Can anyone say whether field suppression on a query-by-query basis is a performance hit?

pwolanin’s picture

@nally - please study the indexing process in more details. Your suggestions don't really make sense - we should always render as anonymous since all fields visible are added to the node body in the index and can be searched by everyone.

janusman’s picture

Quick review of patch in #36... looks fine by me. Thinking #751004: Flag node for re-indexing if the 'exclude' setting is changed for one of its fields should also get in ASAP so that fields are handled as expected, then along with this we'll get a sane (although maybe not all-encompassing) solution =)

jpmckinney’s picture

Status: Needs review » Reviewed & tested by the community

Integration with content_permissions should go in a contrib module. It is sufficient for the apachesolr module to render everything as the anonymous user.

pwolanin’s picture

Status: Reviewed & tested by the community » Needs review
StatusFileSize
new832 bytes

Maybe we should actually put this code further up in the code path? That way all modules using the apachesolr framework get the fix.

pwolanin’s picture

Title: Solr should respect field-level permissions » Always index content as anonymous (so Solr can respect field-level permissions)

better title

kaakuu’s picture

Subscribed

pwolanin’s picture

Version: 6.x-1.x-dev » 7.x-1.x-dev
Status: Needs review » Patch (to be ported)

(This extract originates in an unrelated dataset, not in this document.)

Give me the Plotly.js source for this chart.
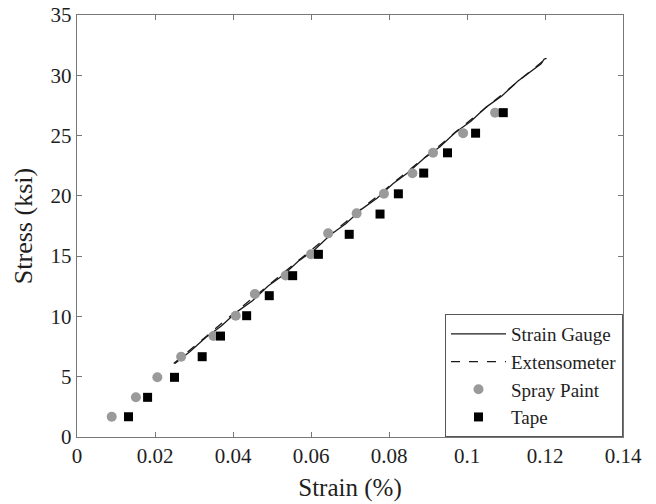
<!DOCTYPE html>
<html>
<head>
<meta charset="utf-8">
<script src="https://cdn.plot.ly/plotly-3.0.1.min.js"></script>
<style>html,body{margin:0;padding:0;background:#fff;}#chart{width:656px;height:504px;}</style>
</head>
<body>
<div id="chart"></div>
<script>
// Strain Gauge (solid line)
const gaugeStrain = [0.0251, 0.0290, 0.0330, 0.0370, 0.0410, 0.0450, 0.0490, 0.0530, 0.0570, 0.0610, 0.0650, 0.0690, 0.0730, 0.0770, 0.0810, 0.0850, 0.0890, 0.0930, 0.0970, 0.1010, 0.1050, 0.1090, 0.1130, 0.1170, 0.1190, 0.1198, 0.1204];
const gaugeStress = [6.10, 7.10, 8.25, 9.20, 10.38, 11.30, 12.52, 13.45, 14.65, 15.55, 16.78, 17.70, 18.90, 19.82, 21.00, 21.95, 23.12, 24.05, 25.25, 26.18, 27.38, 28.30, 29.50, 30.42, 30.95, 31.35, 31.40];
// Extensometer (dashed line)
const extStrain = [0.0248, 0.0290, 0.0330, 0.0370, 0.0410, 0.0450, 0.0490, 0.0530, 0.0570, 0.0610, 0.0650, 0.0690, 0.0730, 0.0770, 0.0810, 0.0850, 0.0890, 0.0930, 0.0970, 0.1010, 0.1050, 0.1090, 0.1130, 0.1170, 0.1200];
const extStress = [6.10, 7.25, 8.33, 9.38, 10.47, 11.50, 12.60, 13.62, 14.70, 15.74, 16.82, 17.85, 18.95, 19.96, 21.05, 22.08, 23.15, 24.18, 25.27, 26.30, 27.38, 28.40, 29.48, 30.52, 31.32];
// Spray Paint (gray circles)
const sprayStrain = [0.0089, 0.0151, 0.0206, 0.0267, 0.0350, 0.0407, 0.0456, 0.0535, 0.0600, 0.0644, 0.0717, 0.0787, 0.0860, 0.0913, 0.0990, 0.1072];
const sprayStress = [1.68, 3.29, 4.95, 6.66, 8.37, 10.06, 11.86, 13.40, 15.15, 16.89, 18.55, 20.17, 21.87, 23.57, 25.20, 26.90];
// Tape (black squares)
const tapeStrain = [0.0132, 0.0181, 0.0250, 0.0321, 0.0368, 0.0435, 0.0493, 0.0553, 0.0619, 0.0698, 0.0777, 0.0824, 0.0889, 0.0950, 0.1022, 0.1093];
const tapeStress = [1.68, 3.29, 4.95, 6.66, 8.37, 10.06, 11.72, 13.38, 15.15, 16.81, 18.49, 20.17, 21.89, 23.57, 25.20, 26.90];

const xTicks = [0, 0.02, 0.04, 0.06, 0.08, 0.1, 0.12, 0.14];
const xTickLabels = ['0', '0.02', '0.04', '0.06', '0.08', '0.1', '0.12', '0.14'];
const yTicks = [0, 5, 10, 15, 20, 25, 30, 35];

const serif = '"Liberation Serif", "Times New Roman", serif';

const traces = [
  {x: gaugeStrain, y: gaugeStress, name: 'Strain Gauge', mode: 'lines', type: 'scatter',
   line: {color: '#1a1a1a', width: 1.3}},
  {x: extStrain, y: extStress, name: 'Extensometer', mode: 'lines', type: 'scatter',
   line: {color: '#1a1a1a', width: 1.3, dash: 'dash'}},
  {x: sprayStrain, y: sprayStress, name: 'Spray Paint', mode: 'markers', type: 'scatter',
   marker: {symbol: 'circle', size: 10, color: '#9a9a9a'}},
  {x: tapeStrain, y: tapeStress, name: 'Tape', mode: 'markers', type: 'scatter',
   marker: {symbol: 'square', size: 9, color: '#000000'}}
];

const layout = {
  width: 656, height: 504,
  margin: {l: 77, r: 33, t: 15, b: 67},
  paper_bgcolor: '#ffffff', plot_bgcolor: '#ffffff',
  font: {family: serif, size: 20, color: '#1e1e1e'},
  showlegend: true,
  xaxis: {
    range: [0, 0.14], tickvals: xTicks, ticktext: xTickLabels,
    ticks: 'inside', ticklen: 5, tickcolor: '#777', mirror: 'ticks',
    showline: true, linecolor: '#777', linewidth: 1.2, showgrid: false, zeroline: false,
    tickfont: {family: serif, size: 21, color: '#1e1e1e'},
    title: {text: 'Strain (%)', font: {family: serif, size: 25, color: '#1e1e1e'}, standoff: 11}
  },
  yaxis: {
    range: [0, 35], tickvals: yTicks,
    ticks: 'inside', ticklen: 5, tickcolor: '#777', mirror: 'ticks',
    showline: true, linecolor: '#777', linewidth: 1.2, showgrid: false, zeroline: false,
    tickfont: {family: serif, size: 21, color: '#1e1e1e'},
    title: {text: 'Stress (ksi)', font: {family: serif, size: 26, color: '#1e1e1e'}, standoff: 10}
  },
  legend: {
    x: 1, xanchor: 'right', y: 0, yanchor: 'bottom',
    bgcolor: '#ffffff', bordercolor: '#555', borderwidth: 1,
    font: {family: serif, size: 19, color: '#1e1e1e'},
    itemwidth: 55, tracegroupgap: 0
  }
};

Plotly.newPlot('chart', traces, layout, {staticPlot: true});
</script>
</body>
</html>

committed this to 6.x-1.x - patch applied with fuzz to 6.x-2.x, so applied there too.

note, in the schema.xml we have:

  <!-- This field is used to build the spellchecker index -->
   <field name="spell" type="textSpell" indexed="true" stored="true" multiValued="true"/>

   <copyField source="title" dest="spell"/>
   <copyField source="body" dest="spell"/>

so only the title and (rendered) node body go into the spell index.

pwolanin’s picture

Status: Patch (to be ported) » Fixed
StatusFileSize
new1.42 KB

Also fixed 7.x (HEAD) with this patch. and 5.x-2.x with the patch in #41.

note function name change in 7.x.

Status: Fixed » Closed (fixed)

Automatically closed -- issue fixed for 2 weeks with no activity.